Have you ever been curious about what the surface of the planet Mars looks like nowadays? As luck would have it, the Mars Curiosity rover that was sent to the red planet by the National Aeronautics and Space Administration (NASA) back in 2012 has just provided new images of the Martian landscape. It shows a strangely familiar panoramic view, which has been showcased recently by NASA itself in a newly-released set of pictures with accompanying descriptions on its official Jet Propulsion Laboratory (JPL) website.
According to Daily Mail online, the panoramic view was created from images taken by the Curiosity rover after pointing its camera to a mountainside ridge with sweeping vista of key sites on the planet. The clear and scenic view was taken through the Vera Rubin Ridge, which supposedly takes up much of the 11-mile route that the Mars rover has taken so far since it first landed six years ago.

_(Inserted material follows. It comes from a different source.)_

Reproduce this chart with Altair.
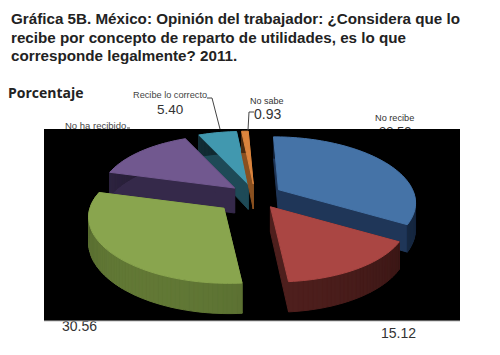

Ashwin Vasavada, a Project Scientist from NASA’s JPL in Pasadena, California, said the new images offer rare glimpse at exactly what kind of discoveries have been made possible thanks to the Curiosity rover. “Even though Curiosity has been steadily climbing for five years, this is the first time we could look back and see the whole mission laid out below us,” he said. “From our perch on Vera Rubin Ridge, the vast plains of crater floor stretch out to the spectacular mountain range that forms the northern rim of Gale Crater.”
The images taken from the Curiosity rover were captured three months ago, in October 2017, shortly before the northern Martian winter solstice, which is said to be a season of clear skies, and a time that offers a sharp view of distant details. NASA said that the Curiosity rover used its built-in Mast Camera, or Mastcam, to capture all images and videos.
It’s worth taking a look at the photos and video supplied by NASA, taken from the Curiosity rover, as it shows a familiar view to anyone here on Earth. It is said that the space agency used some clever visual effects in order to give the scenes in the images a rather familiar blue hue, instead of the distinctive rusty red that is normally associated with Mars.
In annotations, NASA listed some notable places that have been uncovered so far in the rover’s mission on Mars. There’s Darwin, an impact crater measuring around 109 miles in diameter, which experts believe could reveal details about the history of the plains on the Gale Crater floor. There’s also Yellowknife Bay, described simply as an ancient lake and stream deposit, and a place that might have offered somewhat favorable conditions for microbial life to develop.
NASA has said in its latest news release that many more similar releases could become possible thanks to its use of the MAVEN (Mars Atmosphere and Volatile Evolution mission) orbiter. More specifically, it could allow the space agency to transfer large amounts of the data that it gathers on the ground on the planet Mars. “MAVEN definitely has the potential to move lots of data for us,” said Roy Gladden, manager of NASA’s Mars Relay Network Office and fellow from JPL, “and we expect to make even more use of it in the future.”